PROBLEM REQUIREMENTS
Restate exactly the lines that run from the start of the records below to the line containing "v_ref = [0.0, 50.0, 50.0, 70.0, 70.0]", counting both ends, and nothing else; pictures stay out.

SUPPLIED MATERIAL
※
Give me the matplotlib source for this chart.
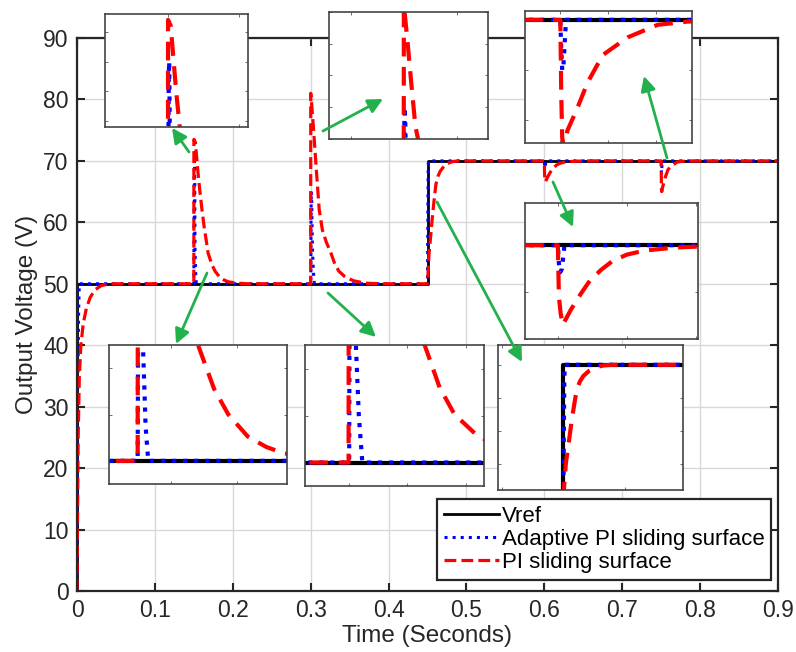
import matplotlib
matplotlib.use("Agg")
import matplotlib.pyplot as plt

plt.rcParams['font.family'] = ['Liberation Sans', 'DejaVu Sans']

# Reference voltage
t_ref = [0.0, 0.0, 0.45, 0.45, 0.9]
v_ref = [0.0, 50.0, 50.0, 70.0, 70.0]

# Adaptive PI sliding surface (blue dotted)
t_api = [0.0, 0.0005, 0.001, 0.002, 0.003,
         0.1500, 0.1503, 0.1506, 0.1509, 0.1512, 0.1516, 0.1524, 0.1532,
         0.3002, 0.3004, 0.3008, 0.3014, 0.3020, 0.3025, 0.3035, 0.3047,
         0.4500, 0.4504, 0.4508, 0.4512,
         0.6000, 0.6003, 0.6007, 0.6012, 0.6019,
         0.7500, 0.7502, 0.7504, 0.7506, 0.7509, 0.7512,
         0.9]
v_api = [0.0, 18.0, 32.0, 45.0, 50.0,
         50.0, 62.0, 69.0, 70.0, 66.0, 55.0, 51.5, 50.0,
         50.0, 60.0, 65.0, 63.0, 58.0, 55.0, 52.0, 50.0,
         50.0, 60.0, 68.0, 70.0,
         70.0, 69.2, 68.85, 69.0, 70.0,
         70.0, 68.8, 68.0, 68.0, 69.0, 70.0,
         70.0]

# PI sliding surface (red dashed)
t_pi = [0.0, 0.0015, 0.003, 0.005, 0.008, 0.012, 0.017, 0.023, 0.031, 0.042,
        0.1500, 0.1501, 0.1520, 0.1540, 0.1560, 0.1580, 0.1605, 0.1635, 0.1660,
        0.1683, 0.1732, 0.1775, 0.1834, 0.1890, 0.1942, 0.2050, 0.2200,
        0.3000, 0.3001, 0.3008, 0.3035, 0.3070, 0.3110, 0.3150, 0.3200, 0.3260,
        0.3311, 0.3362, 0.3435, 0.3463, 0.3550, 0.3700, 0.3900,
        0.4500, 0.4504, 0.4520, 0.4541, 0.4568, 0.4590, 0.4608, 0.4635, 0.4662,
        0.4710, 0.4760, 0.4826, 0.4900,
        0.6000, 0.6003, 0.6008, 0.6014, 0.6038, 0.6065, 0.6092, 0.6125, 0.6159,
        0.6200, 0.6250, 0.6338, 0.6450, 0.6600,
        0.7500, 0.7502, 0.7504, 0.7507, 0.7510, 0.7515, 0.7536, 0.7557, 0.7589,
        0.7641, 0.7704, 0.7767, 0.7900,
        0.9]
v_pi = [0.0, 25.0, 35.0, 40.0, 43.5, 46.0, 47.8, 49.0, 49.7, 50.0,
        50.0, 73.5, 73.0, 70.0, 67.2, 64.8, 62.0, 59.0, 57.0,
        55.0, 53.1, 52.0, 51.05, 50.6, 50.33, 50.1, 50.0,
        50.0, 81.0, 80.0, 75.5, 69.0, 62.0, 58.8, 56.8, 55.0,
        53.2, 52.05, 51.2, 51.0, 50.5, 50.1, 50.0,
        50.0, 51.0, 55.0, 57.8, 61.6, 64.2, 66.2, 67.5, 68.3,
        69.1, 69.6, 69.9, 70.0,
        70.0, 67.8, 67.1, 66.6, 67.26, 67.9, 68.48, 68.95, 69.34,
        69.6, 69.77, 69.9, 69.97, 70.0,
        70.0, 67.0, 65.3, 65.0, 65.1, 65.6, 66.5, 67.5, 68.6,
        69.3, 69.8, 69.93, 70.0,
        70.0]

W, H = 796, 652
fig = plt.figure(figsize=(W / 100, H / 100), dpi=100)


def px_box(x0, y0, x1, y1):
    return [x0 / W, 1 - y1 / H, (x1 - x0) / W, (y1 - y0) / H]


ax = fig.add_axes(px_box(77, 38, 778, 591))
ax.plot(t_ref, v_ref, color='k', lw=2, label='Vref')
ax.plot(t_api, v_api, color='#0000ff', ls=':', lw=2.2, label='Adaptive PI sliding surface')
ax.plot(t_pi, v_pi, color='#ff0000', ls='--', lw=2.3, label='PI sliding surface')
ax.set_xlim(0, 0.9)
ax.set_ylim(0, 90)
ax.set_xticks([0, 0.1, 0.2, 0.3, 0.4, 0.5, 0.6, 0.7, 0.8, 0.9])
ax.set_xticklabels(['0', '0.1', '0.2', '0.3', '0.4', '0.5', '0.6', '0.7', '0.8', '0.9'])
ax.set_yticks(range(0, 91, 10))
ax.grid(True, color='#d8d8d8', lw=1)
ax.tick_params(direction='in', length=6, width=1.5, top=True, right=True,
               labelsize=16.5, colors='#262626', pad=6)
for s in ax.spines.values():
    s.set_linewidth(1.6)
    s.set_color('#262626')
ax.set_xlabel('Time (Seconds)', fontsize=17.5, color='#262626', labelpad=2)
ax.set_ylabel('Output Voltage (V)', fontsize=17.5, color='#262626', labelpad=4)
leg = ax.legend(loc='lower right', bbox_to_anchor=(0.99, 0.02), borderaxespad=0,
                fontsize=16, handlelength=2.5, handletextpad=0.1, labelspacing=0.1,
                borderpad=0.3, fancybox=False, framealpha=1, edgecolor='#262626')
leg.get_frame().set_linewidth(1.6)

# zoomed insets: pixel box, x limits, y limits
insets = [((105, 14, 248, 127), (0.106, 0.206), (64.5, 74)),
          ((329, 12, 488, 139), (0.2295, 0.3795), (60, 80)),
          ((525, 11, 692, 143), (0.7426, 0.7776), (65.1, 70.35)),
          ((525, 203, 698, 339), (0.5905, 0.6405), (66, 71.8)),
          ((109, 345, 287, 484), (0.1413, 0.1953), (49, 55)),
          ((305, 345, 484, 486), (0.2851, 0.3463), (49, 55)),
          ((498, 345, 683, 490), (0.397, 0.547), (51, 73.0))]
for box, xl, yl in insets:
    ia = fig.add_axes(px_box(*box))
    ia.plot(t_ref, v_ref, color='k', lw=3)
    ia.plot(t_api, v_api, color='#0000ff', ls=':', lw=3)
    ia.plot(t_pi, v_pi, color='#ff0000', ls='--', lw=3, dashes=(4.5, 2.5))
    ia.set_xlim(*xl)
    ia.set_ylim(*yl)
    ia.tick_params(direction='in', length=2, width=0.6, top=True, right=True,
                   labelbottom=False, labelleft=False, colors='#555555')
    for s in ia.spines.values():
        s.set_linewidth(1.2)
        s.set_color('#444444')

# overlay for the green arrows, drawn above the insets (image pixel coords)
ov = fig.add_axes([0, 0, 1, 1])
ov.set_xlim(0, W)
ov.set_ylim(H, 0)
ov.axis('off')
green = '#22b14c'
arrows = [((189, 152), (172, 128)),
          ((323, 131), (383, 99)),
          ((667, 158), (644, 76)),
          ((553, 182), (573, 227)),
          ((207, 273), (176, 344)),
          ((328, 293), (376, 337)),
          ((437, 202), (522, 362))]
for (tx, ty), (hx, hy) in arrows:
    ov.annotate('', xy=(hx, hy), xytext=(tx, ty),
                arrowprops=dict(arrowstyle='-|>', color=green, lw=2,
                                mutation_scale=22, shrinkA=0, shrinkB=0))

fig.savefig('out.png', dpi=100)
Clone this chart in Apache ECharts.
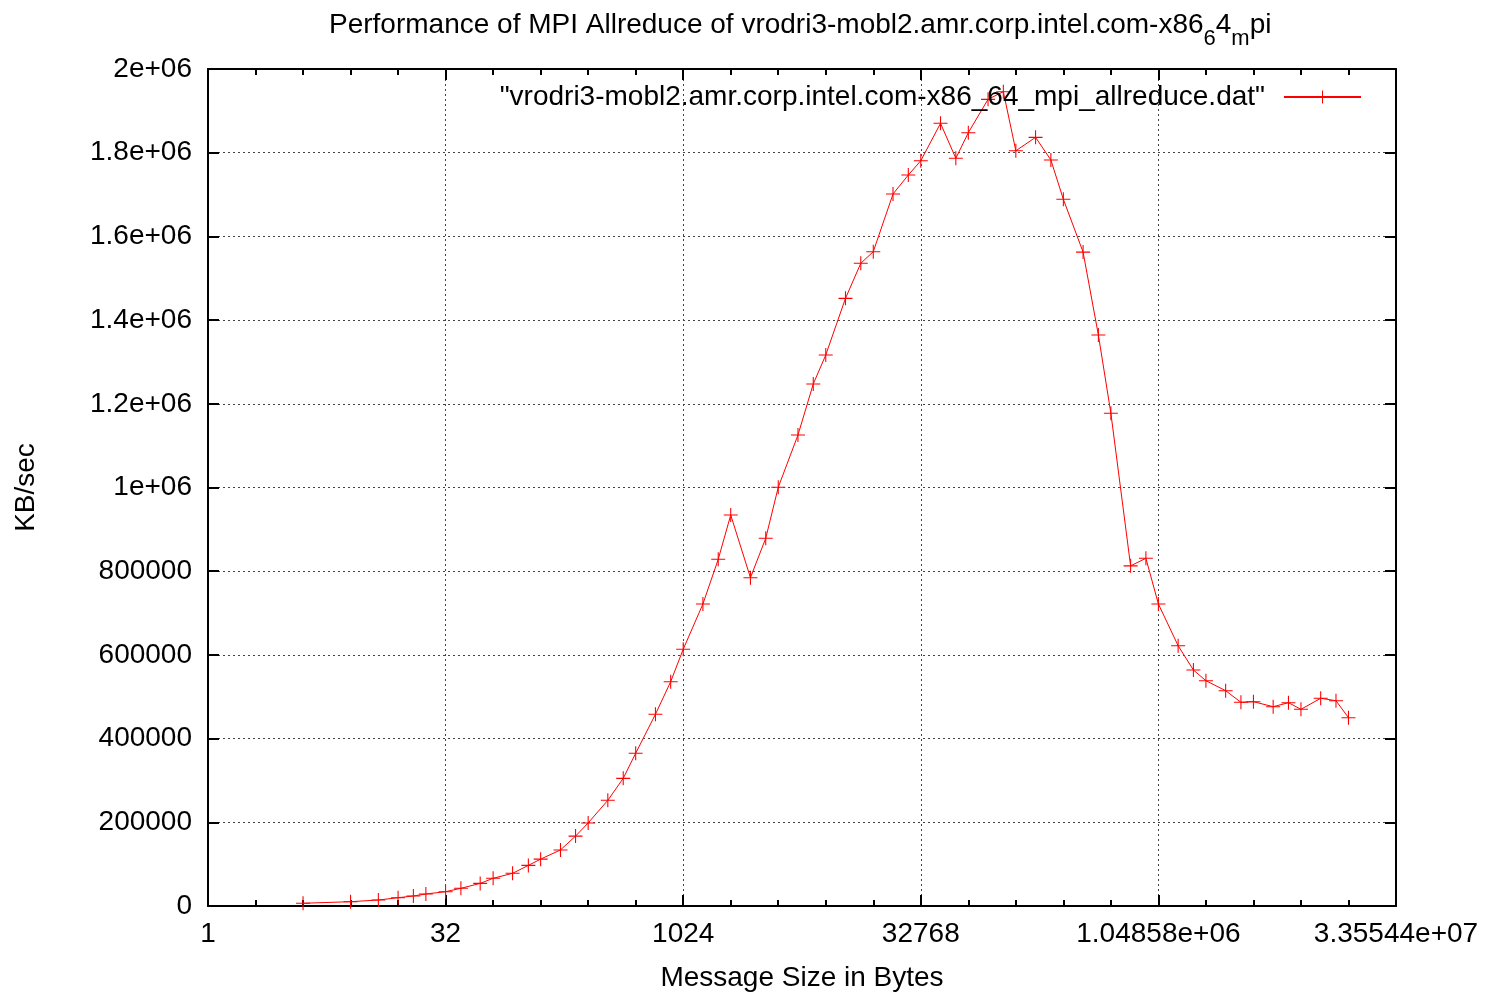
<!DOCTYPE html>
<html>
<head>
<meta charset="utf-8">
<script src="https://cdn.jsdelivr.net/npm/echarts@6/dist/echarts.min.js"></script>
<style>
  html, body { margin: 0; padding: 0; background: #fff; }
  #chart { width: 1488px; height: 997px; }
</style>
</head>
<body>
<div id="chart"></div>
<script>
// Message sizes in bytes (x, log2 scale)
const sizes = [
  4, 8, 12,
  16, 20, 24,
  32, 40, 53,
  64, 85, 107,
  128, 171, 213,
  256, 341, 427,
  512, 683, 853,
  1024, 1365, 1707,
  2048, 2731, 3413,
  4096, 5461, 6827,
  8192, 10923, 13653,
  16384, 21845, 27307,
  32768, 43691, 54613,
  65536, 87381, 109227,
  131072, 174763, 218453,
  262144, 349525, 436907,
  524288, 699051, 873813,
  1048576, 1398101, 1747627,
  2097152, 2796203, 3495253,
  4194304, 5592405, 6990507,
  8388608, 11184811, 13981013,
  16777216
];
// Throughput in KB/sec
const kbPerSec = [
  6500, 10300, 14300,
  19800, 23900, 28700,
  34200, 42300, 54000,
  66200, 78100, 97000,
  112000, 134000, 167000,
  198500, 252500, 305000,
  365000, 458000, 536000,
  613400, 721600, 828400,
  934300, 784500, 878600,
  1000400, 1125400, 1247300,
  1316600, 1452000, 1535700,
  1563500, 1701300, 1746700,
  1780900, 1870200, 1786600,
  1847800, 1927500, 1945800,
  1804500, 1836700, 1782600,
  1688600, 1562500, 1364400,
  1177300, 812800, 830800,
  721600, 622000, 563900,
  538400, 514500, 486700,
  488200, 476200, 485800,
  470000, 496300, 490600,
  450000
];
const xTickLabels = ['1', '32', '1024', '32768', '1.04858e+06', '3.35544e+07'];
const yTickLabels = ['0', '200000', '400000', '600000', '800000', '1e+06',
  '1.2e+06', '1.4e+06', '1.6e+06', '1.8e+06', '2e+06'];
const seriesName = '"vrodri3-mobl2.amr.corp.intel.com-x86_64_mpi_allreduce.dat"';

const FONT = 'Liberation Sans';
const FS = 28;
const gridLine = { show: true, lineStyle: { color: '#444', width: 1, type: [2, 3] } };
const borderLine = { show: true, onZero: false, lineStyle: { color: '#000', width: 2 } };
const majorTick = { show: true, inside: true, length: 11, lineStyle: { color: '#000', width: 2 } };
const minorTick = { show: true, splitNumber: 5, length: 6, lineStyle: { color: '#000', width: 2 } };

const chart = echarts.init(document.getElementById('chart'), null, { renderer: 'canvas' });
chart.setOption({
  animation: false,
  backgroundColor: '#fff',
  textStyle: { fontFamily: FONT },
  title: {
    left: 329,
    top: 0,
    padding: [11, 0, 0, 0],
    text: '{a|Performance of MPI Allreduce of vrodri3-mobl2.amr.corp.intel.com-x86}{s|6}{a|4}{s|m}{a|pi}',
    textStyle: {
      fontWeight: 'normal',
      rich: {
        a: { fontFamily: FONT, fontSize: FS, fontWeight: 'normal', color: '#000', lineHeight: 32, verticalAlign: 'top' },
        s: { fontFamily: FONT, fontSize: 22, fontWeight: 'normal', color: '#000', lineHeight: 22, padding: [17, 0, 0, 0], verticalAlign: 'top' }
      }
    }
  },
  legend: {
    top: 83,
    right: 126,
    padding: 0,
    align: 'right',
    itemWidth: 77,
    itemHeight: 16,
    selectedMode: false,
    textStyle: { fontFamily: FONT, fontSize: FS, color: '#000', padding: [0, 14, 0, 0] },
    data: [seriesName]
  },
  grid: { left: 208, right: 92, top: 69, bottom: 91, containLabel: false },
  xAxis: [{
    type: 'value',
    position: 'bottom',
    min: 0, max: 25, interval: 5,
    axisLine: borderLine,
    axisTick: majorTick,
    minorTick: minorTick,
    splitLine: gridLine,
    axisLabel: {
      show: true, margin: 14, color: '#000', fontFamily: FONT, fontSize: FS,
      showMinLabel: true, showMaxLabel: true, hideOverlap: false,
      formatter: v => xTickLabels[Math.round(v / 5)]
    },
    name: 'Message Size in Bytes',
    nameLocation: 'middle',
    nameGap: 58,
    nameTextStyle: { color: '#000', fontFamily: FONT, fontSize: FS }
  }, {
    type: 'value',
    position: 'top',
    min: 0, max: 25, interval: 5,
    axisLine: borderLine,
    axisTick: majorTick,
    minorTick: minorTick,
    splitLine: { show: false },
    axisLabel: { show: false }
  }],
  yAxis: [{
    type: 'value',
    position: 'left',
    min: 0, max: 2000000, interval: 200000,
    axisLine: borderLine,
    axisTick: majorTick,
    splitLine: gridLine,
    axisLabel: {
      show: true, margin: 16, color: '#000', fontFamily: FONT, fontSize: FS,
      showMinLabel: true, showMaxLabel: true,
      formatter: v => yTickLabels[Math.round(v / 200000)]
    },
    name: 'KB/sec',
    nameLocation: 'middle',
    nameGap: 168,
    nameTextStyle: { color: '#000', fontFamily: FONT, fontSize: FS }
  }, {
    type: 'value',
    position: 'right',
    min: 0, max: 2000000, interval: 200000,
    axisLine: borderLine,
    axisTick: majorTick,
    splitLine: { show: false },
    axisLabel: { show: false }
  }],
  series: [{
    name: seriesName,
    type: 'line',
    xAxisIndex: 0,
    yAxisIndex: 0,
    data: sizes.map((s, i) => [Math.log2(s), kbPerSec[i]]),
    symbol: 'path://M6,0H7V6H13V7H7V13H6V7H0V6H6Z',
    symbolSize: 14,
    showSymbol: true,
    silent: true,
    clip: false,
    lineStyle: { color: '#ff0000', width: 1 },
    itemStyle: { color: '#ff0000' },
    emphasis: { disabled: true }
  }]
});
</script>
</body>
</html>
※
RESPONSE FOR THIS EXERCISE
Give me the matplotlib source for this chart.
import matplotlib
matplotlib.use("Agg")
import matplotlib.pyplot as plt

plt.rcParams['font.family'] = ['Liberation Sans', 'DejaVu Sans']

# Reference voltage
t_ref = [0.0, 0.0, 0.45, 0.45, 0.9]
v_ref = [0.0, 50.0, 50.0, 70.0, 70.0]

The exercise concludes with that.